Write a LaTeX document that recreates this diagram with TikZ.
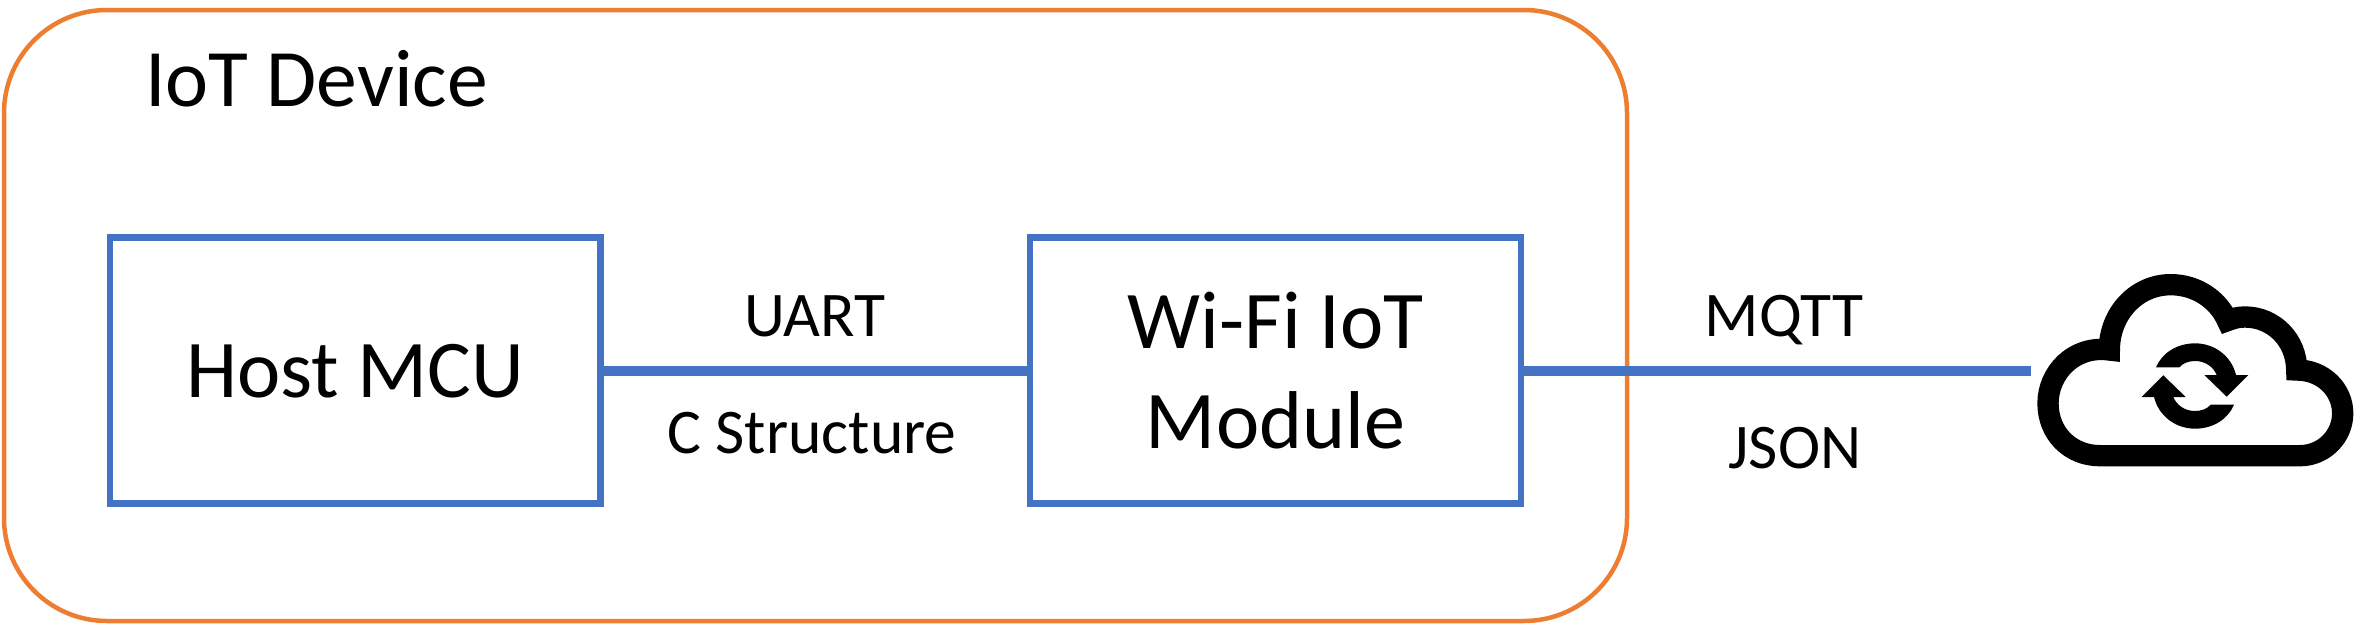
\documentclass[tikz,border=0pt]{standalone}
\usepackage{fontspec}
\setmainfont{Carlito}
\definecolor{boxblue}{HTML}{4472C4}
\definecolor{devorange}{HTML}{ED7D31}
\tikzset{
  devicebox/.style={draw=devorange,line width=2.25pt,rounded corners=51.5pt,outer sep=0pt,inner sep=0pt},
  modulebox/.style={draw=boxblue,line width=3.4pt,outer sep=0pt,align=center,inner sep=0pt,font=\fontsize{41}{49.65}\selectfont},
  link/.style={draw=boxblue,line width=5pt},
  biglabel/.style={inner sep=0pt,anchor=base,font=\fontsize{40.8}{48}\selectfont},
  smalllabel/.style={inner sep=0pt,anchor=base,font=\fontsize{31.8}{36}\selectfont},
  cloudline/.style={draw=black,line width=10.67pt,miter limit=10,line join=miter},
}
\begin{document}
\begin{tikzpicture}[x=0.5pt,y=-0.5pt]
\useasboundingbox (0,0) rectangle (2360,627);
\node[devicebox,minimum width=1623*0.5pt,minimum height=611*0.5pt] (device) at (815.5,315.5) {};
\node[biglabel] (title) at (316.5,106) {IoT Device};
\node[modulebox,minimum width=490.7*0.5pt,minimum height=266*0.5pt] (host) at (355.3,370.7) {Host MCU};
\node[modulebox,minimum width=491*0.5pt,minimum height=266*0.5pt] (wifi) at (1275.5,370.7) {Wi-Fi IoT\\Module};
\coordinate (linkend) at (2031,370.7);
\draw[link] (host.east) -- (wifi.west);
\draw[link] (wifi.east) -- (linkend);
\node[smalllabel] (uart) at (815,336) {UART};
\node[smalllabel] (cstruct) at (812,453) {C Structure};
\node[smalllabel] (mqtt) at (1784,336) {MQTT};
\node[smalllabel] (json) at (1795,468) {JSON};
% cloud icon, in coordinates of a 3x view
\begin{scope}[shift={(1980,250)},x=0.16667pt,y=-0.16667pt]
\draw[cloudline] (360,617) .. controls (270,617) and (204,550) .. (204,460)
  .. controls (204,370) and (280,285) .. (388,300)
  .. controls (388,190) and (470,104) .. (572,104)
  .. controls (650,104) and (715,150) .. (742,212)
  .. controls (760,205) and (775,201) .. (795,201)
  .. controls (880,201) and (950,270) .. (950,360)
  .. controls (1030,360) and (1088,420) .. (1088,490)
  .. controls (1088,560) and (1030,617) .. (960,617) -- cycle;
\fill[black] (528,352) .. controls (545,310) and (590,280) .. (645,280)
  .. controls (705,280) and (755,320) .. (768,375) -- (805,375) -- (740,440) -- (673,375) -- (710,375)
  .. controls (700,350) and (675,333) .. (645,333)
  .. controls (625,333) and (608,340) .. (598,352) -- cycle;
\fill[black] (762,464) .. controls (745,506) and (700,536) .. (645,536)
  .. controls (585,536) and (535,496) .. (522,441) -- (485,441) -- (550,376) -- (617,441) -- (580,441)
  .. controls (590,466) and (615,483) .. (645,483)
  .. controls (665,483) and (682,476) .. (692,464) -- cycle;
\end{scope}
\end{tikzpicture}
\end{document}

________________________________________

Written task =>
Write out the listing word for word, omitting the pictures it holds.

Solution for this exercise =>
Write a LaTeX document that recreates this diagram with TikZ.
\documentclass[tikz,border=0pt]{standalone}
\usepackage{fontspec}
\setmainfont{Carlito}
\definecolor{boxblue}{HTML}{4472C4}
\definecolor{devorange}{HTML}{ED7D31}
\tikzset{
  devicebox/.style={draw=devorange,line width=2.25pt,rounded corners=51.5pt,outer sep=0pt,inner sep=0pt},
  modulebox/.style={draw=boxblue,line width=3.4pt,outer sep=0pt,align=center,inner sep=0pt,font=\fontsize{41}{49.65}\selectfont},
  link/.style={draw=boxblue,line width=5pt},
  biglabel/.style={inner sep=0pt,anchor=base,font=\fontsize{40.8}{48}\selectfont},
  smalllabel/.style={inner sep=0pt,anchor=base,font=\fontsize{31.8}{36}\selectfont},
  cloudline/.style={draw=black,line width=10.67pt,miter limit=10,line join=miter},
}
\begin{document}
\begin{tikzpicture}[x=0.5pt,y=-0.5pt]
\useasboundingbox (0,0) rectangle (2360,627);
\node[devicebox,minimum width=1623*0.5pt,minimum height=611*0.5pt] (device) at (815.5,315.5) {};
\node[biglabel] (title) at (316.5,106) {IoT Device};
\node[modulebox,minimum width=490.7*0.5pt,minimum height=266*0.5pt] (host) at (355.3,370.7) {Host MCU};
\node[modulebox,minimum width=491*0.5pt,minimum height=266*0.5pt] (wifi) at (1275.5,370.7) {Wi-Fi IoT\\Module};
\coordinate (linkend) at (2031,370.7);
\draw[link] (host.east) -- (wifi.west);
\draw[link] (wifi.east) -- (linkend);
\node[smalllabel] (uart) at (815,336) {UART};
\node[smalllabel] (cstruct) at (812,453) {C Structure};
\node[smalllabel] (mqtt) at (1784,336) {MQTT};
\node[smalllabel] (json) at (1795,468) {JSON};
% cloud icon, in coordinates of a 3x view
\begin{scope}[shift={(1980,250)},x=0.16667pt,y=-0.16667pt]
\draw[cloudline] (360,617) .. controls (270,617) and (204,550) .. (204,460)
  .. controls (204,370) and (280,285) .. (388,300)
  .. controls (388,190) and (470,104) .. (572,104)
  .. controls (650,104) and (715,150) .. (742,212)
  .. controls (760,205) and (775,201) .. (795,201)
  .. controls (880,201) and (950,270) .. (950,360)
  .. controls (1030,360) and (1088,420) .. (1088,490)
  .. controls (1088,560) and (1030,617) .. (960,617) -- cycle;
\fill[black] (528,352) .. controls (545,310) and (590,280) .. (645,280)
  .. controls (705,280) and (755,320) .. (768,375) -- (805,375) -- (740,440) -- (673,375) -- (710,375)
  .. controls (700,350) and (675,333) .. (645,333)
  .. controls (625,333) and (608,340) .. (598,352) -- cycle;
\fill[black] (762,464) .. controls (745,506) and (700,536) .. (645,536)
  .. controls (585,536) and (535,496) .. (522,441) -- (485,441) -- (550,376) -- (617,441) -- (580,441)
  .. controls (590,466) and (615,483) .. (645,483)
  .. controls (665,483) and (682,476) .. (692,464) -- cycle;
\end{scope}
\end{tikzpicture}
\end{document}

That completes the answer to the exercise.